We killed Lucy today.

I feel dreadfully powerful and numb with loss, sorrow, confusion.

Hot searing grief tore through me within seconds of the injection.

Why did we get to play God? Did we break a moral code ?

Our vet, Mark comforts us with the words: If she was human, we’d be keeping her alive to the bitter end.

Logically this makes sense. Emotionally I am an infant not wanting to let go.

What is kind and what is selfish? I doubt my goodness.

For many months we have been dreading and hoping to find Lucy asleep forever. For an easy way out of ending her life. She’s a survivor and showed no sign of collapse.

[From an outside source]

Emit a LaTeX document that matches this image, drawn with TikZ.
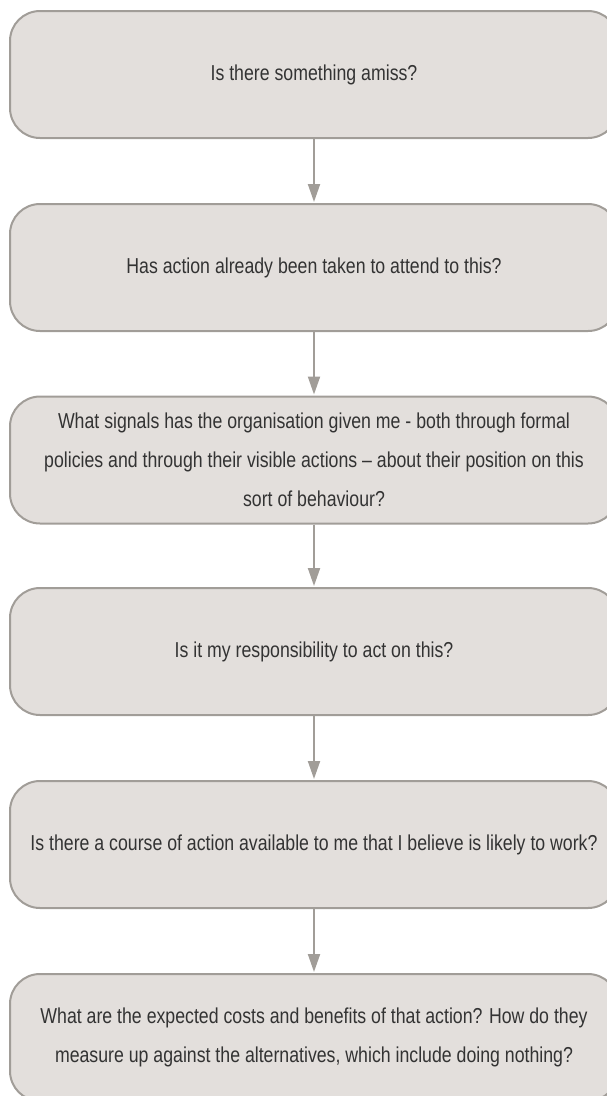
\documentclass[tikz,border=0pt]{standalone}
\usepackage{fontspec}
\setmainfont{Liberation Sans}[FakeStretch=0.82]
\usetikzlibrary{arrows.meta}
\definecolor{boxfill}{HTML}{E3DFDC}
\definecolor{boxline}{HTML}{A19D98}
\definecolor{txt}{HTML}{333333}
\tikzset{
  qbox/.style={draw=boxline, line width=2pt, fill=boxfill, rounded corners=30pt,
    minimum width=608pt, minimum height=127pt, align=center, text=txt,
    font=\fontsize{21.6}{39}\selectfont, inner sep=0pt},
  flow/.style={draw=boxline, line width=2pt, -{Triangle[width=12pt,length=18pt]}, shorten >=1pt}
}
\begin{document}
\begin{tikzpicture}[x=1pt,y=-1pt]
\useasboundingbox (0,0) rectangle (607,1096);
\node[qbox] (b1) at (314,74.5) {Is there something amiss?};
\node[qbox] (b2) at (314,267.5) {Has action already been taken to attend to this?};
\node[qbox] (b3) at (314,460) {What signals has the organisation given me - both through formal\\policies and through their visible actions -- about their position on this\\sort of behaviour?};
\node[qbox] (b4) at (314,651.5) {Is it my responsibility to act on this?};
\node[qbox] (b5) at (314,844.5) {Is there a course of action available to me that I believe is likely to work?};
\node[qbox] (b6) at (314,1037.5) {What are the expected costs and benefits of that action? How do they\\measure up against the alternatives, which include doing nothing?};
\draw[flow] (b1) -- (b2);
\draw[flow] (b2) -- (b3);
\draw[flow] (b3) -- (b4);
\draw[flow] (b4) -- (b5);
\draw[flow] (b5) -- (b6);
\end{tikzpicture}
\end{document}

She smells pretty bad. She recently started losing control of her urinary tract. She hasn’t had much control over her bowels for over a year. We have been up in the middle of the night for her every night for over a year. But we didn’t mind: A small price to pay for Lucy’s kind, loyal and gentle presence.

We chose today. We could of waited. Some might say we’ve waited too long.

I’m grateful for the rain, the wind, the time in Invermere, Lucy’s home. Being with Lucy’s papa and family veterinarian friend. It could have been worse. It could have been a traumatic death or heart-wretching disappearance.

She’s survived living with bears, wolves and fast driving tourists for the past year. Our new puppy, Snowpatch tormented her and added spice to her life for the past couple months.

She waits in the car while we go hiking and climbing. She used to come with us. Last Christimas she ran on the ski trails with me. One of her last real runs.

She doesn’t like her lack of mobility. She makes the best of it. She tolerates us lifting her in and out of the car. She doesn’t like being in her own poo and pee. She keeps a brave face. She lets us put her diaper on. She found the heart to give us love even when she was in pain. We kept her around for us. I fell deeply in love with Lucy the past couple years. She has such a kind and loving soul.

She wants to be remembered galloping on the trail and frolicking in the snow.

Today I gave her bacon. It was a small offering for her devotion.

We found a special place to make her fire, next to a beautiful tree that we now call, Lucy’s tree.

November 13, 2015 in Invermere with Tim and Snowpatch.